Don Noble
10:31 am
Mon September 11, 2006

Blood and Circumstance

Frank Turner Hollon, a practicing attorney in Baldwin County, Alabama, has been turning out short murder-suspense novels at an incredible pace. Blood and Circumstance is his sixth of these since 1999, and he has also published a children's book, Glitter Girl and the Crazy Cheese.

Frank Turner Hollon, a practicing attorney in Baldwin County, Alabama, has been turning out short murder-suspense novels at an incredible pace. Blood and Circumstance is his sixth of these since 1999, and he has also published a children's book, Glitter Girl and the Crazy Cheese.

Hollon's books are really novellas, short enough to be read in one sitting, as Edgar Allen Poe said fiction should be, and each of his novels depends on one particular reversal or the revelation that matters are not what you had thought them to be: the client is setting up the lawyer to take the fall, or the supposed murder victim is framing her husband from beyond the grave.

Blood and Circumstance follows this pattern, but alas, with much less success than A Thin Difference or The Point of Fracture.

The given circumstances are clear enough. A psychologist comes into a small holding room to evaluate a prisoner. Dr. Andrews is to determine, to the best of his ability, whether Joel Stabler was sane at the time he shot his brother Danny in the head, in cold blood, and to further determine whether he is now sane, and can assist in his own defense.
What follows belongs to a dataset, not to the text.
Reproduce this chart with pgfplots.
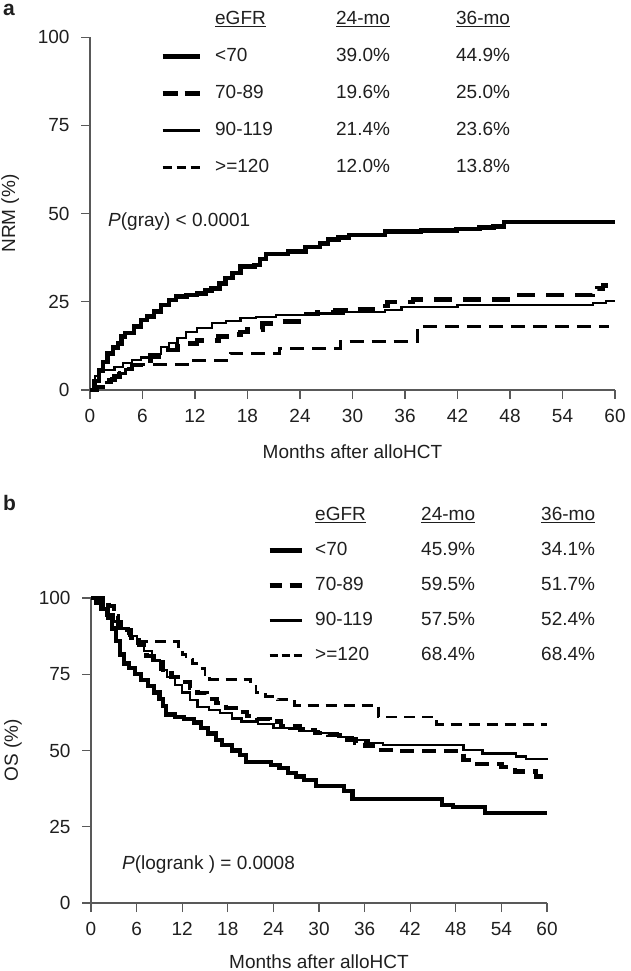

The entire novel, 170 small pages, is the dialogue, in conversation and in written statements, that passes between the two men. Dr. Andrews does not seem to be a particularly brilliant or gifted psychologist, and Joel appears to be a sane fellow who shot Danny in a mercy killing because Danny was thoroughly insane and miserable. Joel also mentions, however, that he has "little blue balls" in his blood system and they are "filled with poison jelly like a bath bead" and when they break the poison goes to the top of your head. Now I didn't go to med school, but that was a kind of tip-off to me that Joel was not A-OK. Joel relates how his father was a mad, drunken, abusive man who beat everyone and Joel took the beatings: "every time . . . [he] . . . hit me, it was one less blow my mother took."

Joel fondly mentions his mother reading him To Kill a Mockingbird out loud, common enough. He also, however, on two separate occasions, alludes to the novel The Last Gentleman, by Walker Percy. The reader should be alerted. Percy, also an Alabamian, was a kind of genius. He had the BS from Chapel Hill, an MD from the Columbia College of Physicians and Surgeons, and was a self-trained linguist and philosopher. Neither Joel, in the novel, nor Hollon, I believe, is in Percy's league.

And besides, the allusion to The Last Gentleman is a red herring. Percy in 1977 published the novel Lancelot, on which this novel seems to be silently modeled. In Lancelot, a man, Lancelot, arrested for murdering his wife is visited in his prison cell by Harry, a priest/physician. That entire novel is the conversation between them, during which they discuss the absolute or relative nature of sin, the existence of God, and the enduring power of love, for 279 pages.

There is a stunning revelation at the end of Blood and Circumstance, but I must say I don't believe it. What Dr. Andrews learns, too late, about Joel, a competent psychologist would have known much earlier. And it finally seems not to matter much, anyway.

In summary, Hollon deserves high marks for taking on a big subject. He has not added to the pile of novels about how tough it is to be a teenager or about middle-aged female bonding. Finally, though, he has bitten off a piece of philosophy too big to chew in the time allotted. But in fiction as in baseball, nobody hits a home run every time. Read his earlier books, or his next one. Hollon is a fine, smart fiction writer.